Within the data that follows, set down exactly the lines from the one containing "Write a LaTeX" through the one containing "(c4) at (967,235)", both ends included.

[Material shown start]

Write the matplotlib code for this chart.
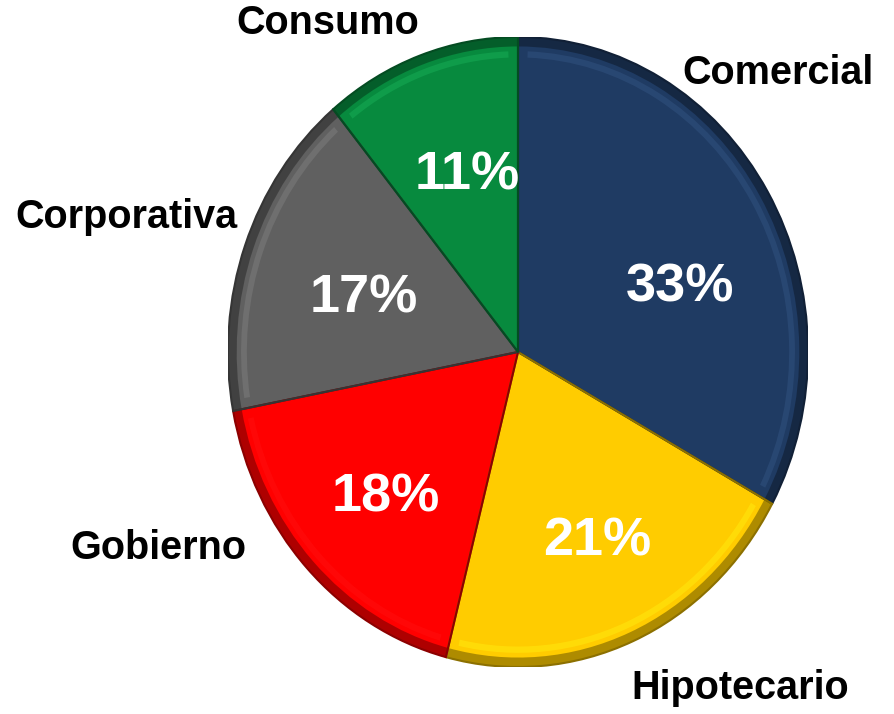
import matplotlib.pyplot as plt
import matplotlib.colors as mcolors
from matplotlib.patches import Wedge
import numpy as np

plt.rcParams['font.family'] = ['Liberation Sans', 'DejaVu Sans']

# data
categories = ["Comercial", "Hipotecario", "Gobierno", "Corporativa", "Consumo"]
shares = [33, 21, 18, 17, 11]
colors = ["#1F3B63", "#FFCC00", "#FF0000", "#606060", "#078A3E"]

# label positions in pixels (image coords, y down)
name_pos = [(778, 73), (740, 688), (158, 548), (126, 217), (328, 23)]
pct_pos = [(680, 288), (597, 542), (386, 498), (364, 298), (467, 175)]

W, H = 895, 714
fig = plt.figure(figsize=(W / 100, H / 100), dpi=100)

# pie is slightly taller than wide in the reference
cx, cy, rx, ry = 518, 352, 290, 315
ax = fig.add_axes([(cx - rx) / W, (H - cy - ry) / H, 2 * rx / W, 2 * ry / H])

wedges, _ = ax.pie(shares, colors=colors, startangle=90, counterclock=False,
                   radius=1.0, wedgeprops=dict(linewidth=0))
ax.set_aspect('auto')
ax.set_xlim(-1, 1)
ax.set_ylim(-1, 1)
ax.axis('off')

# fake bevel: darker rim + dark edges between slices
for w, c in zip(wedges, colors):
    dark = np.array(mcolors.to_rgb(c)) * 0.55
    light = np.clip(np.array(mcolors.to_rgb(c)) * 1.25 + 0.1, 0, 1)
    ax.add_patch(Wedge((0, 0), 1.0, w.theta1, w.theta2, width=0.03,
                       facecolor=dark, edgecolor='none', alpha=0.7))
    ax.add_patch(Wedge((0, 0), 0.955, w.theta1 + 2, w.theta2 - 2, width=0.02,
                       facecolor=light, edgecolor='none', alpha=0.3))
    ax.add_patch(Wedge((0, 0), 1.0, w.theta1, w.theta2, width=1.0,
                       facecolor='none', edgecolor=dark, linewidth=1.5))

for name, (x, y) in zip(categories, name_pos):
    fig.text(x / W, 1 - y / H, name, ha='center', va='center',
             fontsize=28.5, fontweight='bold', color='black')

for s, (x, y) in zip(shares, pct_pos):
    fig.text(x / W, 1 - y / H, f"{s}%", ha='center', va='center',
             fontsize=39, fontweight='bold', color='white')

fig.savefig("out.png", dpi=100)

[Material shown end]
[Material shown start]

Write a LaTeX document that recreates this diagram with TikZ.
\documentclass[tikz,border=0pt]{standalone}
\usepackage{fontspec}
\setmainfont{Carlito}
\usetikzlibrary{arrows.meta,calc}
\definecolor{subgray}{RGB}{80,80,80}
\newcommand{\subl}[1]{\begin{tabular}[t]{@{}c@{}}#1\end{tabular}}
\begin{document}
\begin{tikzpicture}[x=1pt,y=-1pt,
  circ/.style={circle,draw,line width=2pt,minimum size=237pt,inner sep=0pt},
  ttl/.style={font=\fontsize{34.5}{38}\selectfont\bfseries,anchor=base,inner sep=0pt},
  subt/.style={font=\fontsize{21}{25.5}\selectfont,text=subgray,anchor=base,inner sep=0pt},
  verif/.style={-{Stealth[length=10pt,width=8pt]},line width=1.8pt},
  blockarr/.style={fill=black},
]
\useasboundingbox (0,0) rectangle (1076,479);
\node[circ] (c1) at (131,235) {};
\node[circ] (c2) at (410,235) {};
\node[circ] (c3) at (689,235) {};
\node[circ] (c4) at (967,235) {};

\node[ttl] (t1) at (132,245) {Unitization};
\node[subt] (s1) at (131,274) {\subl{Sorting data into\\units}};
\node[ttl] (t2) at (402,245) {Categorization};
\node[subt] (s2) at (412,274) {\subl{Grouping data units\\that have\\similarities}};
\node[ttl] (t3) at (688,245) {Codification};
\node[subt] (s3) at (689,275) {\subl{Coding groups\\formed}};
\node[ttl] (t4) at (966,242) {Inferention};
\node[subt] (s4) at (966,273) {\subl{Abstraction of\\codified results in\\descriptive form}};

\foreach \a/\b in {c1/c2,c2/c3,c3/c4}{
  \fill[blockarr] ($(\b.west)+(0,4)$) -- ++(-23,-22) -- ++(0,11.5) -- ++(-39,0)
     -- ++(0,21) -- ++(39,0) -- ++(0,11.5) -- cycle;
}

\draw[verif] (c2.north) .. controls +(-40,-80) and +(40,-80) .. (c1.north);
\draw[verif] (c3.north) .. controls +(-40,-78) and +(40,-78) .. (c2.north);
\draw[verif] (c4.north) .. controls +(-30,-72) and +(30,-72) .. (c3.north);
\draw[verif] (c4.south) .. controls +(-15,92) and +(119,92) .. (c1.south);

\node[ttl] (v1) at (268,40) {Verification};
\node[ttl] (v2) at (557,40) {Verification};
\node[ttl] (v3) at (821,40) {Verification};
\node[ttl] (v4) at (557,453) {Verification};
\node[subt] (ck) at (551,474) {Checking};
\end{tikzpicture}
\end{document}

[Material shown end]

Exercise answer:
Write a LaTeX document that recreates this diagram with TikZ.
\documentclass[tikz,border=0pt]{standalone}
\usepackage{fontspec}
\setmainfont{Carlito}
\usetikzlibrary{arrows.meta,calc}
\definecolor{subgray}{RGB}{80,80,80}
\newcommand{\subl}[1]{\begin{tabular}[t]{@{}c@{}}#1\end{tabular}}
\begin{document}
\begin{tikzpicture}[x=1pt,y=-1pt,
  circ/.style={circle,draw,line width=2pt,minimum size=237pt,inner sep=0pt},
  ttl/.style={font=\fontsize{34.5}{38}\selectfont\bfseries,anchor=base,inner sep=0pt},
  subt/.style={font=\fontsize{21}{25.5}\selectfont,text=subgray,anchor=base,inner sep=0pt},
  verif/.style={-{Stealth[length=10pt,width=8pt]},line width=1.8pt},
  blockarr/.style={fill=black},
]
\useasboundingbox (0,0) rectangle (1076,479);
\node[circ] (c1) at (131,235) {};
\node[circ] (c2) at (410,235) {};
\node[circ] (c3) at (689,235) {};
\node[circ] (c4) at (967,235) {};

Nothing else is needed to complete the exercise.